_WHAT IS EXPECTED_.
Reproduce, please, the span of lines beginning at the line with "Generate a Python" and ending at the line with "import plotly.graph_objects as go", inclusive, minus any pictures.

_Figure scripts_.

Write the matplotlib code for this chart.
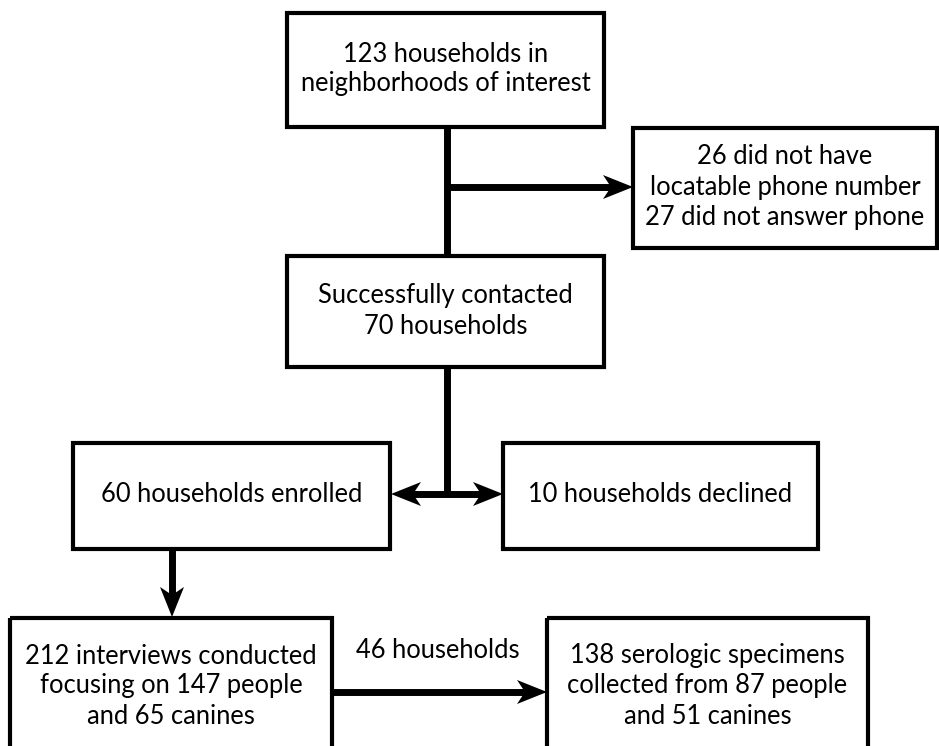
import matplotlib

matplotlib.use("Agg")
import matplotlib.pyplot as plt
from matplotlib.patches import Rectangle, Polygon

plt.rcParams["font.family"] = ["Lato", "DejaVu Sans"]

# flowchart text
box_texts = [
    "123 households in\nneighborhoods of interest",
    "26 did not have\nlocatable phone number\n27 did not answer phone",
    "Successfully contacted\n70 households",
    "60 households enrolled",
    "10 households declined",
    "212 interviews conducted\nfocusing on 147 people\nand 65 canines",
    "138 serologic specimens\ncollected from 87 people\nand 51 canines",
]
edge_label = "46 households"

# layout in pixels (x0, y0, x1, y1), y downwards
BOXES = [
    (287, 13, 604, 127),
    (633, 128, 937, 248),
    (287, 256, 604, 367),
    (73, 443, 390, 549),
    (503, 443, 818, 549),
    (10, 618, 332, 770),
    (547, 618, 868, 770),
]
TEXT_Y = [69, 187, 311, 495, 495, 686, 686]

W, H = 939, 746
fig = plt.figure(figsize=(W / 100, H / 100), dpi=100)
ax = fig.add_axes([0, 0, 1, 1])
ax.set_xlim(0, W)
ax.set_ylim(H, 0)
ax.axis("off")

BOX_LW = 3.0
LINE_LW = 5.0
FS = 18.4


def head(x, y, direction, length=30, half=12, notch=8):
    dx, dy = {"right": (1, 0), "left": (-1, 0), "down": (0, 1)}[direction]
    px, py = -dy, dx
    pts = [
        (x, y),
        (x - dx * length + px * half, y - dy * length + py * half),
        (x - dx * (length - notch), y - dy * (length - notch)),
        (x - dx * length - px * half, y - dy * length - py * half),
    ]
    ax.add_patch(Polygon(pts, closed=True, color="black", lw=0, zorder=3))


for (x0, y0, x1, y1), txt, ty in zip(BOXES, box_texts, TEXT_Y):
    ax.add_patch(Rectangle((x0, y0), x1 - x0, y1 - y0, fill=False, lw=BOX_LW,
                           edgecolor="black", zorder=2))
    ax.text((x0 + x1) / 2, ty, txt, ha="center", va="center", fontsize=FS,
            linespacing=1.25, color="black")

# connectors
ax.plot([447, 447], [127, 256], color="black", lw=LINE_LW, solid_capstyle="butt")
ax.plot([447, 612], [187, 187], color="black", lw=LINE_LW, solid_capstyle="butt")
head(633, 187, "right")

ax.plot([447, 447], [367, 494], color="black", lw=LINE_LW, solid_capstyle="butt")
ax.plot([410, 484], [494, 494], color="black", lw=LINE_LW, solid_capstyle="butt")
head(391, 494, "left")
head(503, 494, "right")

ax.plot([172, 172], [549, 598], color="black", lw=LINE_LW, solid_capstyle="butt")
head(172, 617, "down")

ax.plot([332, 528], [692, 692], color="black", lw=LINE_LW, solid_capstyle="butt")
head(547, 692, "right")
ax.text(438, 651, edge_label, ha="center", va="center", fontsize=FS, color="black")

fig.savefig("out.png", dpi=100)
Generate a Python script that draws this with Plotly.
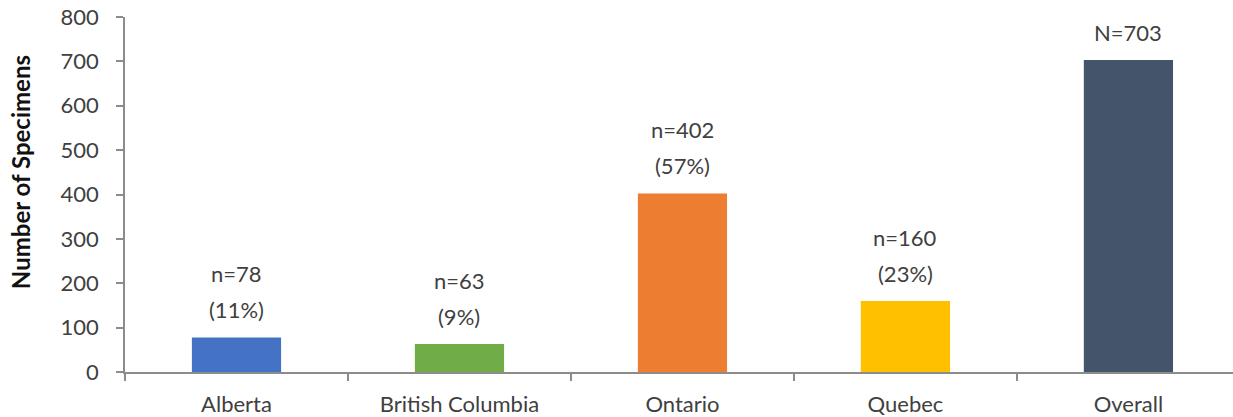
import plotly.graph_objects as go

categories = ["Alberta", "British Columbia", "Ontario", "Quebec", "Overall"]
specimens = [78, 63, 402, 160, 703]
count_labels = ["n=78", "n=63", "n=402", "n=160", ""]
pct_labels = ["(11%)", "(9%)", "(57%)", "(23%)", "N=703"]
colors = ["#4472C4", "#70AD47", "#ED7D31", "#FFC000", "#44546A"]
y_ticks = [0, 100, 200, 300, 400, 500, 600, 700, 800]

FONT = "Lato"
TXT = "#404040"
AX = "#8C8C8C"
FS = 22

fig = go.Figure(
    go.Bar(
        x=categories,
        y=specimens,
        marker=dict(color=colors, line=dict(width=0)),
        width=0.4,
        hoverinfo="skip",
    )
)

for c, v, n_lab, p_lab in zip(categories, specimens, count_labels, pct_labels):
    fig.add_annotation(x=c, y=v, text=p_lab, showarrow=False, yanchor="middle",
                       yshift=28, font=dict(family=FONT, size=FS, color=TXT))
    if n_lab:
        fig.add_annotation(x=c, y=v, text=n_lab, showarrow=False, yanchor="middle",
                           yshift=64, font=dict(family=FONT, size=FS, color=TXT))

fig.add_annotation(
    xref="paper", yref="paper", x=0, y=0.563, xshift=-105,
    text="<b>Number of Specimens</b>", textangle=-90, showarrow=False,
    xanchor="center", yanchor="middle",
    font=dict(family=FONT, size=24, color="#111111"),
)

fig.update_layout(
    width=1233, height=417,
    margin=dict(l=125, r=0, t=17, b=45),
    plot_bgcolor="white", paper_bgcolor="white",
    showlegend=False,
    font=dict(family=FONT, color=TXT),
)
fig.update_xaxes(
    type="category",
    range=[-0.5, 4.469],
    showline=True, linecolor=AX, linewidth=1.5,
    ticks="outside", tickson="boundaries", ticklen=7, tickcolor=AX, tickwidth=1.5,
    showgrid=False, zeroline=False,
    tickfont=dict(family=FONT, size=FS, color=TXT),
    ticklabelstandoff=12,
)
fig.update_yaxes(
    range=[0, 800],
    tickvals=y_ticks,
    showline=True, linecolor=AX, linewidth=1.5,
    ticks="outside", ticklen=7, tickcolor=AX, tickwidth=1.5,
    showgrid=False, zeroline=False,
    tickfont=dict(family=FONT, size=FS, color=TXT),
    ticklabelstandoff=13,
)

fig.write_html(
    "out.html",
    config={"displayModeBar": False},
    post_script="document.body.style.margin='0';document.body.style.overflow='hidden';",
)
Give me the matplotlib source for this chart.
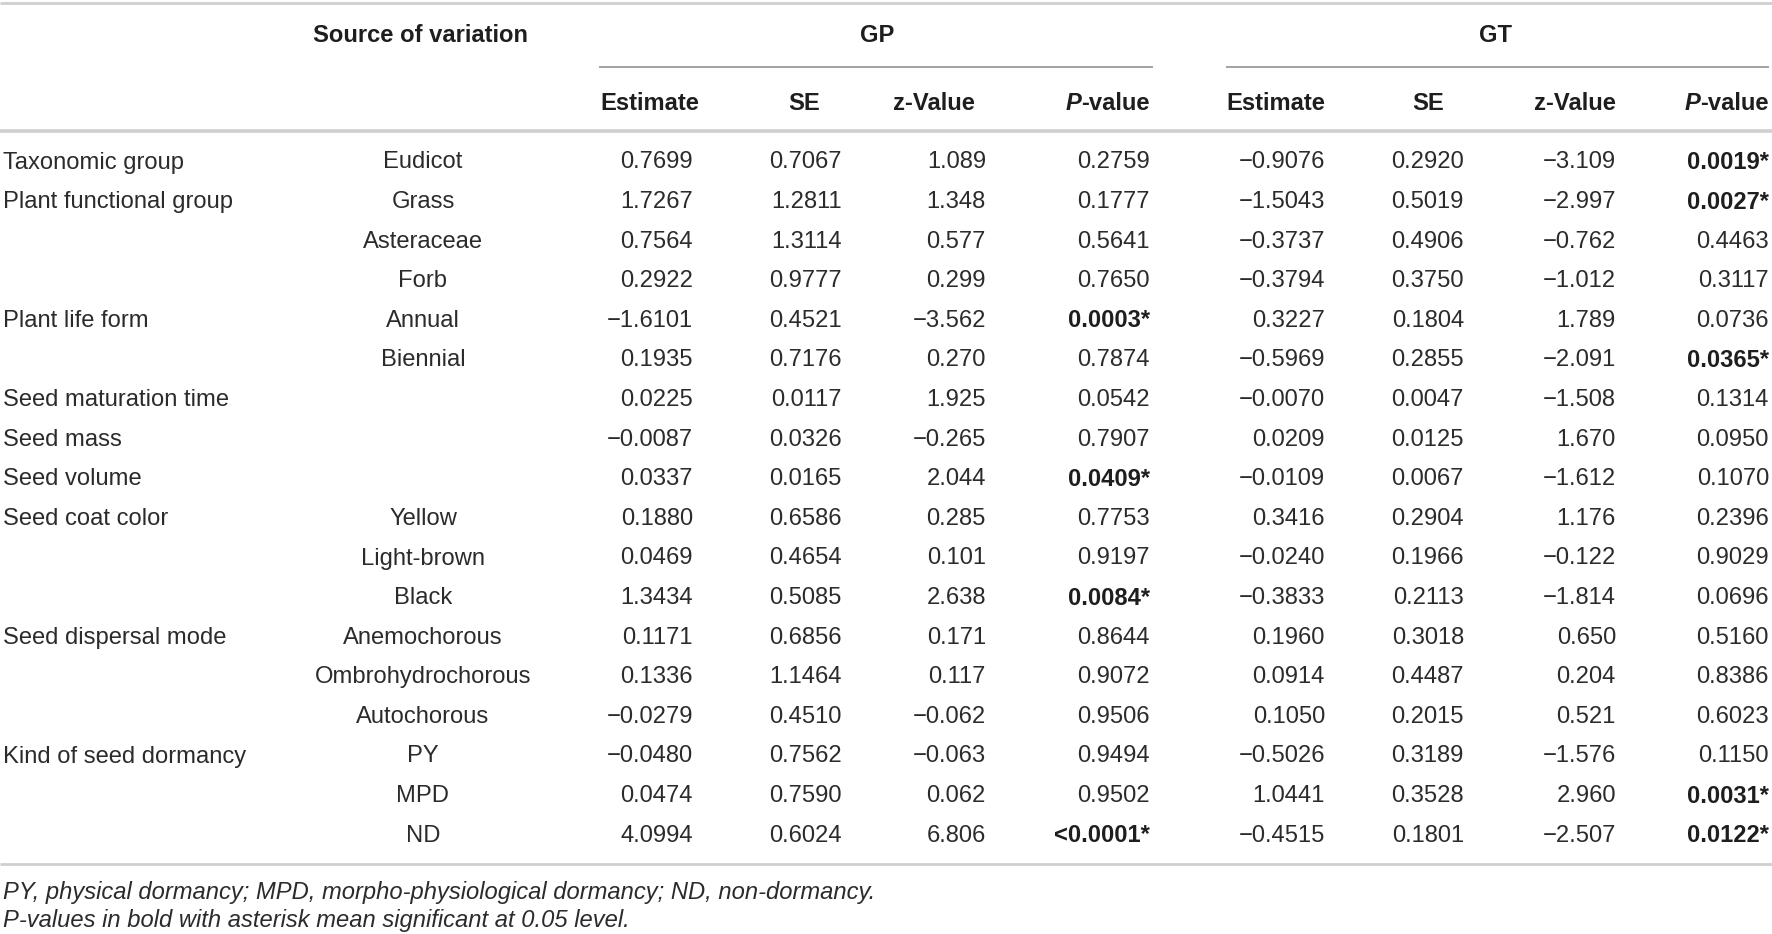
import matplotlib
matplotlib.use("Agg")
import matplotlib.pyplot as plt

plt.rcParams['font.family'] = ['Liberation Sans', 'DejaVu Sans']

# table content
groups = ["Taxonomic group", "Plant functional group", "", "", "Plant life form", "",
          "Seed maturation time", "Seed mass", "Seed volume", "Seed coat color", "", "",
          "Seed dispersal mode", "", "", "Kind of seed dormancy", "", ""]
levels = ["Eudicot", "Grass", "Asteraceae", "Forb", "Annual", "Biennial", "", "", "",
          "Yellow", "Light-brown", "Black", "Anemochorous", "Ombrohydrochorous",
          "Autochorous", "PY", "MPD", "ND"]

gp_est = [0.7699, 1.7267, 0.7564, 0.2922, -1.6101, 0.1935, 0.0225, -0.0087, 0.0337,
          0.1880, 0.0469, 1.3434, 0.1171, 0.1336, -0.0279, -0.0480, 0.0474, 4.0994]
gp_se = [0.7067, 1.2811, 1.3114, 0.9777, 0.4521, 0.7176, 0.0117, 0.0326, 0.0165,
         0.6586, 0.4654, 0.5085, 0.6856, 1.1464, 0.4510, 0.7562, 0.7590, 0.6024]
gp_z = [1.089, 1.348, 0.577, 0.299, -3.562, 0.270, 1.925, -0.265, 2.044,
        0.285, 0.101, 2.638, 0.171, 0.117, -0.062, -0.063, 0.062, 6.806]
gp_p = ["0.2759", "0.1777", "0.5641", "0.7650", "0.0003*", "0.7874", "0.0542", "0.7907",
        "0.0409*", "0.7753", "0.9197", "0.0084*", "0.8644", "0.9072", "0.9506", "0.9494",
        "0.9502", "<0.0001*"]

gt_est = [-0.9076, -1.5043, -0.3737, -0.3794, 0.3227, -0.5969, -0.0070, 0.0209, -0.0109,
          0.3416, -0.0240, -0.3833, 0.1960, 0.0914, 0.1050, -0.5026, 1.0441, -0.4515]
gt_se = [0.2920, 0.5019, 0.4906, 0.3750, 0.1804, 0.2855, 0.0047, 0.0125, 0.0067,
         0.2904, 0.1966, 0.2113, 0.3018, 0.4487, 0.2015, 0.3189, 0.3528, 0.1801]
gt_z = [-3.109, -2.997, -0.762, -1.012, 1.789, -2.091, -1.508, 1.670, -1.612,
        1.176, -0.122, -1.814, 0.650, 0.204, 0.521, -1.576, 2.960, -2.507]
gt_p = ["0.0019*", "0.0027*", "0.4463", "0.3117", "0.0736", "0.0365*", "0.1314", "0.0950",
        "0.1070", "0.2396", "0.9029", "0.0696", "0.5160", "0.8386", "0.6023", "0.1150",
        "0.0031*", "0.0122*"]

footnotes = ["PY, physical dormancy; MPD, morpho-physiological dormancy; ND, non-dormancy.",
             "P-values in bold with asterisk mean significant at 0.05 level."]

W, H = 1772, 934
fig = plt.figure(figsize=(W / 100, H / 100), dpi=100)
ax = fig.add_axes([0, 0, 1, 1])
ax.set_xlim(0, W)
ax.set_ylim(H, 0)
ax.axis('off')

txt = '#2b2b2b'
bold_c = '#1e1e1e'
fs = 17.1


def fmt(v, d):
    return f"{v:.{d}f}".replace('-', '\u2212')


# rules
ax.hlines(3, 0, W, color='#cfcfcf', lw=2)
ax.hlines(67, 599, 1153, color='#9a9a9a', lw=1.3)
ax.hlines(67, 1226, 1769, color='#9a9a9a', lw=1.3)
ax.hlines(131, 0, W, color='#cfcfcf', lw=2.6)
ax.hlines(864, 0, W, color='#cfcfcf', lw=2)

# headers
ty, hy = 35, 103
ax.text(421, ty, "Source of variation", ha='center', va='center', fontsize=fs,
        fontweight='bold', color=bold_c)
ax.text(877, ty, "GP", ha='center', va='center', fontsize=fs, fontweight='bold', color=bold_c)
ax.text(1496, ty, "GT", ha='center', va='center', fontsize=fs, fontweight='bold', color=bold_c)

ax.text(650, hy, "Estimate", ha='center', va='center', fontsize=fs, fontweight='bold', color=bold_c)
ax.text(804, hy, "SE", ha='center', va='center', fontsize=fs, fontweight='bold', color=bold_c)
ax.text(934, hy, "z-Value", ha='center', va='center', fontsize=fs, fontweight='bold', color=bold_c)
ax.text(1325, hy, "Estimate", ha='right', va='center', fontsize=fs, fontweight='bold', color=bold_c)
ax.text(1428, hy, "SE", ha='center', va='center', fontsize=fs, fontweight='bold', color=bold_c)
ax.text(1616, hy, "z-Value", ha='right', va='center', fontsize=fs, fontweight='bold', color=bold_c)

fig.canvas.draw()
renderer = fig.canvas.get_renderer()
inv = ax.transData.inverted()
for xr in (1150, 1769):
    t = ax.text(xr, hy, "-value", ha='right', va='center', fontsize=fs,
                fontweight='bold', color=bold_c)
    bb = t.get_window_extent(renderer)
    x_left = inv.transform((bb.x0, bb.y0))[0]
    ax.text(x_left, hy, "P", ha='right', va='center', fontsize=fs,
            fontweight='bold', style='italic', color=bold_c)

# body
row_y0, row_step = 162.5, 39.6
cols = [(693, gp_est, 4), (842, gp_se, 4), (986, gp_z, 3),
        (1325, gt_est, 4), (1464, gt_se, 4), (1616, gt_z, 3)]
for i in range(len(levels)):
    y = row_y0 + i * row_step
    if groups[i]:
        ax.text(3, y, groups[i], ha='left', va='center', fontsize=fs, color=txt)
    if levels[i]:
        ax.text(423, y, levels[i], ha='center', va='center', fontsize=fs, color=txt)
    for xr, vals, d in cols:
        ax.text(xr, y, fmt(vals[i], d), ha='right', va='center', fontsize=fs, color=txt)
    for xr, pv in ((1150, gp_p), (1769, gt_p)):
        bold = pv[i].endswith('*')
        ax.text(xr, y, pv[i], ha='right', va='center', fontsize=fs,
                color=bold_c if bold else txt,
                fontweight='bold' if bold else 'normal')

# footnotes
for k, note in enumerate(footnotes):
    ax.text(3, 892 + k * 28, note, ha='left', va='center', fontsize=fs,
            style='italic', color=txt)

fig.savefig('out.png', dpi=100)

_SOLUTION TO THIS TASK_.
Generate a Python script that draws this with Plotly.
import plotly.graph_objects as go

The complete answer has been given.